An important aspect of storage elasticity is the management of I/O access throughput. Traditional clouds offer little support to address this aspect: users have to manually provision raw virtual disks of predetermine capacity and performance characteristics (i.e., latency and throughput) that can be freely attached to and detached from VM instances (e.g., Amazon Elastic Block Storage (EBS) (AmazonEBS, n.d.)). Naturally, provisioning a slower virtual disk incurs lower costs when compared with using a faster disk; however, this comes at the expense of potentially degraded application performance because of slower I/O operations.

This trade-off has important consequences in the context of large-scale distributed scientific applications that exhibit an iterative behavior. Such applications often interleave computationally intensive phases with I/O intensive phases. For example, a majority of high-performance computing (HPC) numerical simulations model the evolution of physical phenomena in time by using a bulk synchronous approach. This involves a synchronization point at the end of each iteration in order to write intermediate output data about the simulation, as well as periodic checkpoints that are needed for a variety of scenarios (Nicolae & Cappello, 2013) such as migration, debugging, and fault tolerance. Since many processes share the same storage (e.g., all processes on the same node share the same local disks), this behavior translates to periods of little I/O activity that are interleaved with periods of highly intensive I/O peaks.

Since time to solution is an important concern, users often over-provision faster virtual disks to achieve the best performance during I/O peaks and under-use this expensive throughput outside the I/O peaks. However, scientific applications tend to run in configurations that include a large number of VMs/containers and virtual disks, which means the waste can quickly get multiplied by scale, prompting the need for an elastic solution.

In our previous works (Nicolae, Riteau, & Keahey, 2014b, 2015) we introduced an elastic disk throughput solution that can deliver high performance during I/O peaks while minimizing costs related to storage. Our proposal focuses on the idea of using small, short-lived, and fast virtual disks to temporarily boost the maximum achievable throughput during I/O peaks by acting as a caching layer for larger but slower virtual disks that are used as primary storage. In this context, we developed both a strategy and performance model to decide when to boost I/O throughput with temporary virtual disks and how large they need to be in order to deliver optimal performance with minimal cost.
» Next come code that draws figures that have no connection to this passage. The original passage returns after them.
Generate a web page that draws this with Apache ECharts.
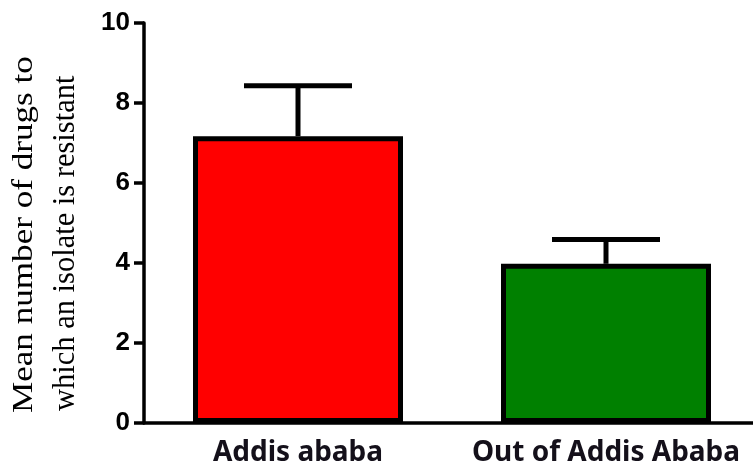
<!DOCTYPE html>
<html>
<head>
<meta charset="utf-8">
<script src="https://cdn.jsdelivr.net/npm/echarts@6/dist/echarts.min.js"></script>
<style>
  html, body { margin: 0; padding: 0; background: #fff; }
  #chart { width: 753px; height: 468px; }
</style>
</head>
<body>
<div id="chart"></div>
<script>
// Mean number of drugs each isolate resists, by origin
const categories = ['Addis ababa', 'Out of Addis Ababa'];
const means = [7.17, 3.98];
const errors = [1.26, 0.61];
const barColors = ['#ff0000', '#008000'];
const yTicks = [0, 2, 4, 6, 8, 10];
const titleLines = ['Mean number of drugs to', 'which an isolate is resistant'];

const chart = echarts.init(document.getElementById('chart'), null, { renderer: 'canvas' });

const barData = means.map((v, i) => ({
  value: v,
  itemStyle: { color: barColors[i] }
}));
const errData = means.map((v, i) => [i, v, v + errors[i]]);

chart.setOption({
  animation: false,
  backgroundColor: '#ffffff',
  grid: {
    left: 144, width: 616, top: 23, bottom: 45,
    containLabel: false,
    outerBoundsMode: 'none'
  },
  xAxis: {
    type: 'category',
    data: categories,
    axisLine: { lineStyle: { color: '#000', width: 3.5 } },
    axisTick: { alignWithLabel: true, length: 12, lineStyle: { color: '#000', width: 3.5 } },
    axisLabel: {
      interval: 0,
      margin: 15,
      color: '#14101a',
      fontFamily: 'Noto Sans',
      fontWeight: 'bold',
      fontSize: 28,
      lineHeight: 30
    },
    splitLine: { show: false }
  },
  yAxis: {
    type: 'value',
    min: yTicks[0],
    max: yTicks[yTicks.length - 1],
    interval: 2,
    axisLine: { show: true, lineStyle: { color: '#000', width: 3.5 } },
    axisTick: { show: true, length: 10, lineStyle: { color: '#000', width: 3.5 } },
    axisLabel: {
      margin: 14,
      color: '#000',
      fontFamily: 'Liberation Sans',
      fontWeight: 'bold',
      fontSize: 26
    },
    splitLine: { show: false }
  },
  graphic: [
    {
      type: 'text',
      x: 9,
      y: 413,
      rotation: Math.PI / 2,
      scaleX: 1.17,
      style: {
        text: titleLines[0],
        font: '30px "Liberation Serif"',
        fill: '#000',
        textAlign: 'left',
        textVerticalAlign: 'top'
      }
    },
    {
      type: 'text',
      x: 50,
      y: 411,
      rotation: Math.PI / 2,
      style: {
        text: titleLines[1],
        font: '30.5px "Liberation Serif"',
        fill: '#000',
        textAlign: 'left',
        textVerticalAlign: 'top'
      }
    }
  ],
  series: [
    {
      type: 'bar',
      data: barData,
      barWidth: 210,
      itemStyle: { borderColor: '#000', borderWidth: 5 },
      z: 2
    },
    {
      type: 'custom',
      data: errData,
      z: 3,
      renderItem: function (params, api) {
        const base = api.coord([api.value(0), api.value(1)]);
        const top = api.coord([api.value(0), api.value(2)]);
        const half = 54;
        const style = { stroke: '#000', lineWidth: 5, fill: null };
        return {
          type: 'group',
          children: [
            { type: 'line', shape: { x1: base[0], y1: base[1], x2: top[0], y2: top[1] }, style: style },
            { type: 'line', shape: { x1: top[0] - half, y1: top[1], x2: top[0] + half, y2: top[1] }, style: style }
          ]
        };
      }
    }
  ]
});
</script>
</body>
</html>
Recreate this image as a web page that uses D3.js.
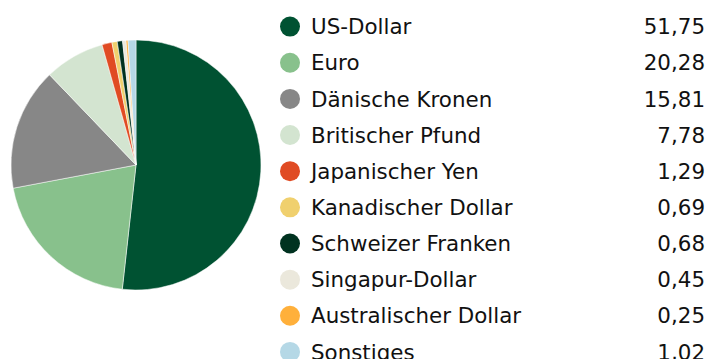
<!DOCTYPE html>
<html>
<head>
<meta charset="utf-8">
<script src="https://cdn.jsdelivr.net/npm/d3@7"></script>
<style>
  html, body { margin: 0; padding: 0; background: #fff; }
  svg { display: block; }
  text { font-family: "DejaVu Sans", sans-serif; fill: #111; }
</style>
</head>
<body>
<svg id="chart" width="708" height="359"></svg>
<script>
// Currency allocation (percent)
const categories = [
  "US-Dollar", "Euro", "Dänische Kronen", "Britischer Pfund", "Japanischer Yen",
  "Kanadischer Dollar", "Schweizer Franken", "Singapur-Dollar", "Australischer Dollar", "Sonstiges"
];
const values = [51.75, 20.28, 15.81, 7.78, 1.29, 0.69, 0.68, 0.45, 0.25, 1.02];
const valueLabels = ["51,75", "20,28", "15,81", "7,78", "1,29", "0,69", "0,68", "0,45", "0,25", "1,02"];
const colors = [
  "#005232", "#88c18c", "#878787", "#d3e4d0", "#e04b23",
  "#f0d06e", "#003220", "#ebe8dc", "#ffb03b", "#b5d8e6"
];

const svg = d3.select("#chart");
const data = categories.map((c, i) => ({ name: c, value: values[i], label: valueLabels[i], color: colors[i] }));

// Pie, starting at 12 o'clock and running clockwise
const pie = d3.pie().sort(null).value(d => d.value);
const arc = d3.arc().innerRadius(0).outerRadius(125);
const pieG = svg.append("g").attr("transform", "translate(136,165)");
pieG.selectAll("path")
  .data(pie(data))
  .join("path")
  .attr("d", arc)
  .attr("fill", d => d.data.color)
  .attr("stroke", "#fff")
  .attr("stroke-width", 0.5);

// Legend: swatch, name, right-aligned value (the last row runs off the bottom edge)
const y = d3.scaleBand().domain(categories).range([8.5, 8.5 + 36.15 * categories.length]);
const legend = svg.append("g");
const rows = legend.selectAll("g")
  .data(data)
  .join("g")
  .attr("transform", d => `translate(0,${y(d.name) + y.bandwidth() / 2})`);
rows.append("circle")
  .attr("cx", 290).attr("cy", 0).attr("r", 10)
  .attr("fill", d => d.color);
rows.append("text")
  .attr("x", 311).attr("y", 0).attr("dy", "0.36em")
  .attr("font-size", 21.4)
  .text(d => d.name);
rows.append("text")
  .attr("x", 705).attr("y", 0).attr("dy", "0.36em")
  .attr("font-size", 21.4)
  .attr("text-anchor", "end")
  .text(d => d.label);
</script>
</body>
</html>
We have shown how this approach can be efficiently achieved for HPC applications in a completely transparent fashion by expos- ing a specialized block device inside the guest operating system that hides all details of virtual disk management at the lowest level, effectively casting the throughput elasticity as a block-device caching problem where performance is complemented by cost considerations.

Despite increasing complexity of the cloud landscape, the general principles of our proposal can be applied to provide transparent I/O throughput elasticity for cloud storage in a general fashion, beyond the specific context of HPC applications that use virtual disks. Therefore, in this chapter we refine our proposal with a discussion in this direction. We place the discussion in the context of modern applications, cloud infrastructures and virtualization technologies, which introduce new challenges and perspectives (e.g. new cost models).